Through Lisa's words, the identity of this place and the family who animate have cast a spell on us.
This Domaine is truly one of the most inspiring in all Burgundy. 

Stepping outside, we are greeted by the rays of a sun that invites us to sit down and taste a few glasses of Chardonnay.
Oui, oui, c'est parfait! is Lisa's exclamation each time she confirms her recognition of perfection in the wine she has just uncorked.
And then, there it is: a shower of Chardonnay.
The labels follow one after the other, in a crescendo of mineral elegance, richness, volume, a faint memory of an exotic sensation, but then tension, drive and energy.
The wines here really are something different. Concentrated and structured, they exemplify artisanal excellence.
Different personalities of the same soul.

For three of them, we remain speechless.

"Pentacrine" Pouilly Fuissé 2022. The name Pentacrine comes from a small star-shaped marine fossil, the emblem of the estate, found in some of the land on the Roche de Vergisson.
The cuvée is a blend of grapes from five different plots on the Roche de Vergisson. It is vinified in large barrels in order to enhance the wine's freshness.
Tropical and citrus aromas and a mineral character are followed by complex citrus and apple flavours, balanced by refreshing acidity. A deliciously pure and fresh white wine.

"Sur la Roche" Pouilly Fuisse 1er cru 2022. The popularity and renown of our Domaine were built on this wine, Lisa tells us.
It is the emblematic wine of the estate.
Totalling approximately 1.65 hectares, it was the first land purchased by Lisa's parents in 1981.
An excellent wine that comes from grapes that are two-thirds 35 years old with the remainder almost 100 years old. It displays a soft fruitiness with a disarming mineralitỳ that reveals the magical energy of this land. It is a wine with great ageing potential. 

"La Marechaude" Pouilly Fuisse 1er cru 2022. The layout of vineyard verges on the absurd and is almost impossible to work. Prohibitively sloped, even walking between the rows presents a veritable challenge to human ability.
However, it produces an excellent wine, made from a Chardonnay vineyard that is over 29 years old and cultivated using the biodynamic method.
This Chardonnay offers fresh and elegant notes of white flowers, crisp, citrus and exotic fruits. The palate is powerful and mineral, with fantastic balance, finesse and freshness.
It has literally enchanted us.

 

We know how we work. For my family, the biodynamic method is no mere epithet, but rather a philosophy.
With these words, Lisa helps us understand that the family’s intent has never been to search for labels or logos that would enhance, if such things were ever needed, the extraordinary work that the whole family carries out on a daily basis.
We know how we work and this is what really matters; we don’t need any labels on the bottle.

Let me give you another example. - she continues - Only we four members of the family bottle the wine. Many hire in outsiders to bottle and optimise the timing in an attempt to finish sooner. Not us.

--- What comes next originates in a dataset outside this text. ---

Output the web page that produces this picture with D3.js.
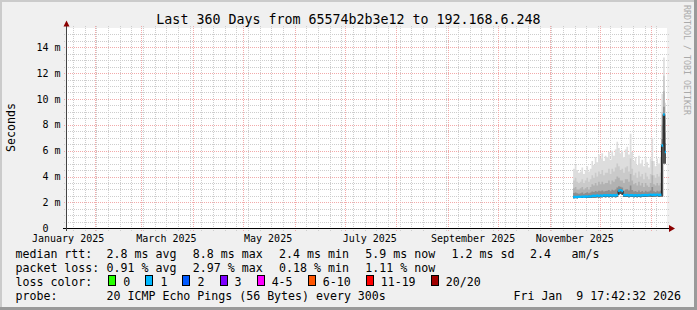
<!DOCTYPE html>
<html><head><meta charset="utf-8">
<script src="https://cdn.jsdelivr.net/npm/d3@7/dist/d3.min.js"></script>
<style>
html,body{margin:0;padding:0;background:#f0f0f0;}
svg{display:block;font-family:"DejaVu Sans Mono",monospace;}
text{white-space:pre;}
</style></head><body>
<svg id="svg" width="697" height="310"></svg>
<script>
// --- data (ms), one value per day from 2025-11-15 ---
var firstDay = "2025-11-15";
var lo  = [2.33,2.34,2.33,2.35,2.34,2.35,2.34,2.36,2.35,2.36,2.35,2.38,2.39,2.38,2.40,2.39,2.41,2.40,2.42,2.40,2.43,2.41,2.42,2.40,2.43,2.41,2.44,2.62,2.66,2.60,2.44,2.42,2.43,2.41,2.43,2.42,2.40,2.42,2.41,2.42,2.40,2.43,2.42,2.44,2.43,2.45,2.46,2.44,2.46,2.45,2.47,2.44,2.46,2.45,5.0,5.0];
var med = [2.42,2.43,2.42,2.44,2.43,2.45,2.44,2.46,2.45,2.47,2.46,2.50,2.52,2.50,2.53,2.51,2.54,2.52,2.55,2.53,2.56,2.54,2.55,2.53,2.56,2.54,2.57,2.90,2.95,2.88,2.58,2.55,2.57,2.54,2.56,2.55,2.53,2.56,2.54,2.55,2.53,2.56,2.55,2.57,2.56,2.58,2.60,2.57,2.59,2.58,2.60,2.57,2.59,6.4,8.8,5.9];
var p60 = [2.72,2.76,2.7,2.68,2.7,2.76,2.68,2.72,2.78,2.7,2.76,2.84,2.8,2.88,2.82,2.9,2.86,2.92,2.84,2.88,2.9,2.96,2.86,2.98,2.92,3.0,3.15,3.25,3.22,3.15,2.9,3.0,3.02,2.92,3.3,2.96,2.84,2.88,2.8,2.92,2.8,2.88,2.78,2.9,2.82,2.84,2.92,3.2,2.86,2.8,2.9,2.84,2.92,6.9,9.4,6.6];
var p75 = [3.1,3.2,3.0,3.0,3.1,3.2,3.0,3.1,3.2,3.0,3.2,3.4,3.3,3.5,3.3,3.6,3.4,3.6,3.4,3.5,3.5,3.7,3.4,3.7,3.6,3.8,4.0,3.9,3.7,3.7,3.5,3.8,3.8,3.6,4.2,3.7,3.4,3.5,3.3,3.6,3.3,3.5,3.2,3.5,3.3,3.2,3.5,4.1,3.4,3.3,3.5,3.3,3.5,8.0,10.6,7.4];
var p90 = [3.7,3.9,3.6,3.5,3.6,3.8,3.5,3.7,3.9,3.6,3.8,4.1,3.9,4.3,4.0,4.4,4.2,4.5,4.1,4.3,4.3,4.6,4.2,4.6,4.4,4.7,5.0,4.8,4.5,4.6,4.3,4.7,4.8,4.4,5.4,4.6,4.1,4.3,3.9,4.4,4.0,4.2,3.8,4.3,4.0,3.8,4.2,5.2,4.1,3.9,4.2,4.0,4.3,9.0,11.8,8.4];
var max = [4.6,4.9,4.5,4.3,4.4,4.7,4.2,4.5,4.8,4.4,4.6,5.2,4.9,5.5,5.1,5.7,5.4,5.8,5.2,5.6,5.5,5.9,5.3,6.0,5.6,6.1,6.7,6.2,5.8,6.0,5.5,6.1,6.3,5.7,7.3,5.9,5.2,5.5,4.9,5.6,5.0,5.3,4.8,5.5,5.1,4.7,5.4,7.0,5.2,4.8,5.4,5.0,5.5,10.4,13.2,9.7];

var yTicks = [0, 2, 4, 6, 8, 10, 12, 14];
var xLabelMonths = ["2025-01-01","2025-03-01","2025-05-01","2025-07-01","2025-09-01","2025-11-01"];

var rttNames = ["avg","max","min","now","sd"], rttStats = [2.8, 8.8, 2.4, 5.9, 1.2], amS = 2.4;
var lossNames = ["avg","max","min","now"], lossStats = [0.91, 2.97, 0.18, 1.11];
var lossLabels = ["0","1","2","3","4-5","6-10","11-19","20/20"],
    lossColors = ["#26ff00","#00b8ff","#0059ff","#7e00ff","#ff00ff","#ff5500","#ff0000","#a00000"];

var title = "Last 360 Days from 65574b2b3e12 to 192.168.6.248",
    probe = "20 ICMP Echo Pings (56 Bytes) every 300s",
    stamp = "Fri Jan  9 17:42:32 2026";

// small stand-in for d3-selection-multi
d3.selection.prototype.attrs = function(m) {
    return this.each(function(d, i, g) {
        var o = typeof m === "function" ? m.call(this, d, i, g) : m, s = d3.select(this);
        for (var k in o) s.attr(k, o[k]);
    });
};

// --- layout ---
var svg = d3.select("#svg");
var tEnd = new Date("2026-01-09T17:42:32Z"),
    tStart = d3.utcDay.offset(tEnd, -360);
var x = d3.scaleUtc().domain([tStart, tEnd]).range([66, 666]),
    y = d3.scaleLinear().domain([0, 15.5]).range([228.3, 27.8]);
var px = v => Math.round(v) + 0.5;

svg.append("rect").attrs({width:697, height:310, fill:"#f0f0f0"});
svg.append("rect").attrs({width:697, height:2, fill:"#cbcbcb"});
svg.append("rect").attrs({width:2, height:310, fill:"#cbcbcb"});
svg.append("rect").attrs({y:307, width:697, height:3, fill:"#9a9a9a"});
svg.append("rect").attrs({x:694, width:3, height:310, fill:"#9a9a9a"});
svg.append("rect").attrs({x:66, y:28, width:601, height:200, fill:"#fff"});

// grid
var grid = svg.append("g").attr("shape-rendering","crispEdges").attr("stroke-dasharray","1,1");
var months = d3.utcMonth.range(d3.utcMonth.ceil(tStart), tEnd),
    weeks = d3.utcSunday.range(tStart, tEnd).filter(d => d.getUTCDate() !== 1);
var minorY = d3.range(0.5, 15.5, 0.5).filter(v => v % 2 !== 0);
grid.selectAll(".hm").data(minorY).enter().append("line")
    .attrs(v => ({x1:64, x2:669, y1:px(y(v)), y2:px(y(v)), stroke:"#cdcdcd"}));
grid.selectAll(".vm").data(weeks).enter().append("line")
    .attrs(d => ({y1:26, y2:231, x1:px(x(d)), x2:px(x(d)), stroke:"#cdcdcd"}));
grid.selectAll(".hM").data(yTicks.filter(v => v > 0)).enter().append("line")
    .attrs(v => ({x1:64, x2:669, y1:px(y(v)), y2:px(y(v)), stroke:"#f2aaaa"}));
grid.selectAll(".vM").data(months).enter().append("line")
    .attrs(d => ({y1:26, y2:231, x1:px(x(d)), x2:px(x(d)), stroke:"#f2aaaa"}));

// smoke
var days = d3.utcDay.range(new Date(firstDay + "T00:00:00Z"), tEnd);
var rows = days.map((t, i) => ({t:t, lo:lo[i], med:med[i], p60:p60[i], p75:p75[i], p90:p90[i], max:max[i]}));
rows.push(Object.assign({}, rows[rows.length - 1], {t:tEnd}));

var bands = [["max","#dddddd"],["p90","#cacaca"],["p75","#b2b2b2"],["p60","#8e8e8e"],["med","#505050"]];
var plot = svg.append("g");
bands.forEach(b => {
    plot.append("path").datum(rows)
        .attr("fill", b[1])
        .attr("d", d3.area().curve(d3.curveStepAfter)
            .x(d => x(d.t)).y0(d => y(d.lo)).y1(d => y(d[b[0]])));
});
plot.append("path").datum(rows)
    .attrs({fill:"none", stroke:"#202020", "stroke-width":1})
    .attr("d", d3.line().curve(d3.curveStepAfter).x(d => x(d.t)).y(d => y(d.med)));
// loss stayed in the "1" bucket the whole time
plot.append("path").datum(rows)
    .attr("fill", lossColors[1])
    .attr("d", d3.area().curve(d3.curveStepAfter)
        .x(d => x(d.t)).y0(d => y(d.med) + 1.2).y1(d => y(d.med) - 1.2));

// axes
var ax = svg.append("g").attr("shape-rendering","crispEdges");
ax.append("line").attrs({x1:63, x2:670, y1:228.5, y2:228.5, stroke:"#000"});
ax.append("line").attrs({x1:66.5, x2:66.5, y1:231, y2:25, stroke:"#444"});
svg.append("path").attrs({d:"M63.5,26.5L69.5,26.5L66.5,20.5Z", fill:"#8b0000"});
svg.append("path").attrs({d:"M669,225L669,232L675,228.5Z", fill:"#8b0000"});

var fmtM = d3.utcFormat("%B %Y");
svg.selectAll(".xl").data(xLabelMonths).enter().append("text")
    .attrs(d => ({x:x(d3.utcDay.offset(new Date(d + "T00:00:00Z"), 15)), y:241.5, "text-anchor":"middle", "font-size":"10px"}))
    .text(d => fmtM(new Date(d + "T00:00:00Z")));
svg.selectAll(".yl").data(yTicks).enter().append("text")
    .attrs(v => ({x:60.5, y:y(v), dy:"0.36em", "text-anchor":"end", "font-size":"10px"}))
    .attr("xml:space","preserve")
    .text(v => v ? v + " m" : "0  ");

svg.append("text").attrs({x:348.5, y:24, "text-anchor":"middle", "font-size":"13.3px"}).text(title);
svg.append("text").attrs({transform:"translate(14.5,127.5) rotate(-90)", "text-anchor":"middle", "font-size":"11.6px"}).text("Seconds");
svg.append("text").attrs({transform:"translate(684,5) rotate(90)", "font-size":"8.3px", fill:"#aaaaaa"}).text("RRDTOOL / TOBI OETIKER");

// legend
var lg = svg.append("g").attr("font-size","11.6px").attr("xml:space","preserve");
var col = i => 106.6 + i * 86.25;
lg.append("text").attrs({x:15.5, y:258.3}).text("median rtt:");
rttStats.forEach((v, i) => lg.append("text").attrs({x:col(i), y:258.3}).text(d3.format(".1f")(v) + " ms " + rttNames[i]));
lg.append("text").attrs({x:530, y:258.3}).text(d3.format(".1f")(amS));
lg.append("text").attrs({x:571.6, y:258.3}).text("am/s");
lg.append("text").attrs({x:15.5, y:272.2}).text("packet loss:");
lossStats.forEach((v, i) => lg.append("text").attrs({x:col(i), y:272.2}).text(d3.format(".2f")(v) + " % " + lossNames[i]));
lg.append("text").attrs({x:15.5, y:286.1}).text("loss color:");
var lx = 108.3;
lossLabels.forEach((l, i) => {
    lg.append("rect").attrs({x:lx + 0.5, y:275.5, width:7, height:10, fill:lossColors[i], stroke:"#000"}).attr("shape-rendering","crispEdges");
    var t = lg.append("text").attrs({x:lx + 15, y:286.1}).text(l);
    lx += 15 + t.node().getComputedTextLength() + 15.1;
});
lg.append("text").attrs({x:15.5, y:300}).text("probe:");
lg.append("text").attrs({x:106.6, y:300}).text(probe);
lg.append("text").attrs({x:681, y:300, "text-anchor":"end"}).text(stamp);
</script>
</body></html>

We need calm. The wine must be respected, and to do that, we take as much time as we need.

Being here is an absolute joy for me and Simona. The atmosphere around the table is convivial, while the minerality and liveliness found in the wines also seem to be present in Lisa and her way of being. So spontaneous, sunny and full of energy.

The arrival of her father Roger is the most unexpected surprise of the day. We had never met him before, and his presence silenced the entire group.
Rarely in my life have I met a person with a face as expressive as it is inscrutable.
The handshake is firm.
Every line on his face hides a story. Every movement of his lips shares a tale. The simple silence that accompanies him during our minutes together fascinates us.
After a quick exchange of banter with Lisa, the pair decide to take us to see the crazy terrain on which the La Marechaude vineyard stands. 

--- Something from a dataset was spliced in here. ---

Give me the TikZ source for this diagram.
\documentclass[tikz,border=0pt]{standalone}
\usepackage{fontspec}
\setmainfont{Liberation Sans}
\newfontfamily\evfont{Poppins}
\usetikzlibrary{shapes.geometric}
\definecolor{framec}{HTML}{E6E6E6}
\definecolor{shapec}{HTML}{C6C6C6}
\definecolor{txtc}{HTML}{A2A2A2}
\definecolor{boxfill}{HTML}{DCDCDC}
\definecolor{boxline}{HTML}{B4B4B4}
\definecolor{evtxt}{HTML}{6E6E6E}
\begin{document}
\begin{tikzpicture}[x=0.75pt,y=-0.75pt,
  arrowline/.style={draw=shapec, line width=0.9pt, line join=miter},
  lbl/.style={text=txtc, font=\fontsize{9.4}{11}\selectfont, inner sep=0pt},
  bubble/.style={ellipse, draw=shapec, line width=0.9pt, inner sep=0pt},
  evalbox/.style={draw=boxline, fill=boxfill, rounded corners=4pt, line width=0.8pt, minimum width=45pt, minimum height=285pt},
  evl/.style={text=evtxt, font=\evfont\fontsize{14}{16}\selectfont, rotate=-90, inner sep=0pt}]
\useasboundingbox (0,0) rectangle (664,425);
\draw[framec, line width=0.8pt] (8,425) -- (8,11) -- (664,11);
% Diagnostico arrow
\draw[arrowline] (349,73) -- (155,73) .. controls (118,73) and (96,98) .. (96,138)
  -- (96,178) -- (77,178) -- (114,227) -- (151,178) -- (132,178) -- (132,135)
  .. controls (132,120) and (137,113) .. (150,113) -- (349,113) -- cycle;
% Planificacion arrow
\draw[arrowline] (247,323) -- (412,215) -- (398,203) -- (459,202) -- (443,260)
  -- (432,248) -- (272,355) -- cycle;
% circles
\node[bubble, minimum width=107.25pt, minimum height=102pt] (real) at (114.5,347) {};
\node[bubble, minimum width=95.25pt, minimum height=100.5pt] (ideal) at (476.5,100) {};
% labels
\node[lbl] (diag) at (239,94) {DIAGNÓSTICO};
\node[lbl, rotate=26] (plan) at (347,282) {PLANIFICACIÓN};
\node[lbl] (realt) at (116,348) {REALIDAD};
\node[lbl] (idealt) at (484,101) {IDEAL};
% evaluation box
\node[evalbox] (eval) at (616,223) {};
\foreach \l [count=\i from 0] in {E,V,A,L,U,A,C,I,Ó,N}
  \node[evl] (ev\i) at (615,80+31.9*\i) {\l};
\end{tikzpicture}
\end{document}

We have visited the Valtellina, the Azores, the Cinque Terre. But in terms of the sheer physical effort required, La Marechaude is absolutely without equal.
Seeing Lisa and Roger walk between the rows of vines and scramble to cover just a few simple metres gives us an idea of the effort they have to put into this tiny handkerchief of land. A price they are willing to pay for a wine that is as extraordinary as it is unique.

The result of the Saumaize family's labour of love is a production that is perfectly attuned to wine lovers, whether experts or novices, who are looking for a unique soul that faithfully reflects the terroir from which it springs.

The visit to the Domaine Saumaize-Michelin in Vergisson, which belongs to Pouilly-Fuisse in the same way that Montalcino belongs to Tuscany, did not fail to live up to our expectations and enabled us to spend a few hours with wonderful people and Chardonnays of incredible merit. 

And, although we would like to stay here forever, we slowly make our way towards Macon, leaving it behind us and saying goodbye to Burgundy with a light heart because, we know, it is only goodbye.